Примерно в 13 лет я окончательно определил, что советская власть — не моя. А со страной было немножко позже, где-то в 15 лет у меня накопилось достаточное понимание, что Советский Союз — это не моя страна, а моя страна — это только Украина. Остальные страны могут быть очень хорошими, дружескими, но это все-таки другие страны. То есть где-то с 13 лет я себя осознавал как антисоветчик, но еще без какой-то национальной идентификации.

— А когда пришло понимание идентичности, именно украинской?

— Где-то в 15-16 лет. Совпало очень много факторов. Главным, конечно, была Перестройка — появился доступ к информации, которая хлынула потоком. А также появились конкретные люди — в таком возрасте очень важно, кого ты встретишь. Я уже воспринимал, что окружающая реальность — чужая, враждебная, ее нужно радикально менять. Но стоял вопрос: а какая другая реальность? И тут Горбачев под давлением Запада освободил из тюрем диссидентов-шестидесятников. Это примерно 1987 год.

Мне повезло встретиться с ними в январе 1989-го. В этот период я попал в тусовку вокруг Украинской Хельсинской группы. Мне посчастливилось познакомиться с Олесем Шевченко, с Миколой Горбалем, Левком Лукьяненко. Больше всего я общался с Олесем Шевченко. Могу назвать его одним из своих учителей. И Вячеслава Черновола видел, но именно видел.

Появление в моей жизни этих людей и попадание в эту среду помогло очень быстро определиться именно с национальной идентификацией.

Хотя, отматывая назад, я понимаю, что предпосылки накапливались задолго. Как ни парадоксально, но довольно много в этом плане мне дало пребывание в Москве. В старших классах я учился в заочной биологической школе при Московском государственном университете (МГУ). Это было, можно сказать, общедоступное, но элитное по уровню учебное заведение, куда по очень большому конкурсу (но действительно честному) набирали учеников со всего Союза. Школа была заочной, но на каникулах нас собирали туда очно. То есть я несколько каникул в старших классах провел в Москве, в МГУ.

Это тоже во многом мне помогло сформировать свои взгляды, потому что там тоже были очень интересные люди, начиная от профессуры и преподавателей (кстати, почти никого из них сейчас в России нет). Нас учили не только науке, но и многим моральным, этическим вещам. И когда эти преподаватели начали массово выезжать из России, мне это сразу о многом сказало.

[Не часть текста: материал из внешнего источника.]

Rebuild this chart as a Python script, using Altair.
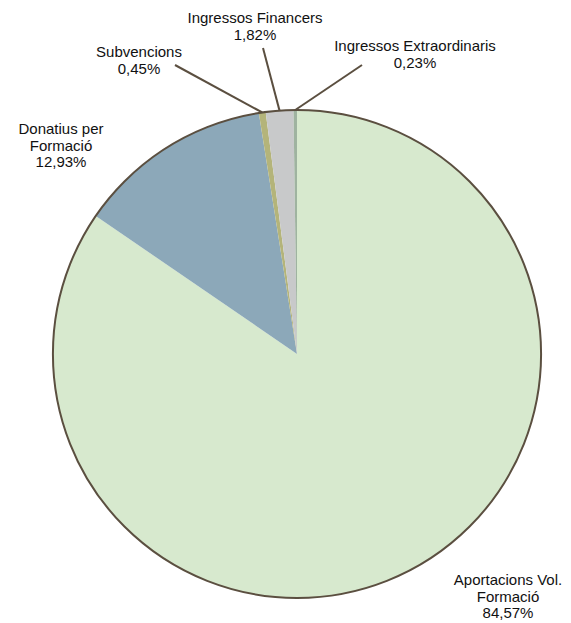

Мне очень повезло, что в 15 лет я познакомиться с [советской диссиденткой] Валерией Новодворской. Уже потом, в студенческие годы, я не раз бывал у нее на квартире в Марьиной Роще.

Но, конечно, в целом Москва была таким плавильным котлом, столицей империи. И в этом плавильном котле ты четко понимаешь то, что спустя годы напишет президент Кучма. Что Украина — не Россия.

То есть ты туда приезжаешь, и реально ощущаешь себя в очень другой культурной среде. Даже язык. Я тогда был абсолютно русскоязычным, я вырос в абсолютно русскоязычном Киеве. Наверное, украинским тогда пользовался 1% киевлян. Вот в этот процент я не входил. Но оказывалось, что русский язык у тебя один, а у москвичей — совсем другой.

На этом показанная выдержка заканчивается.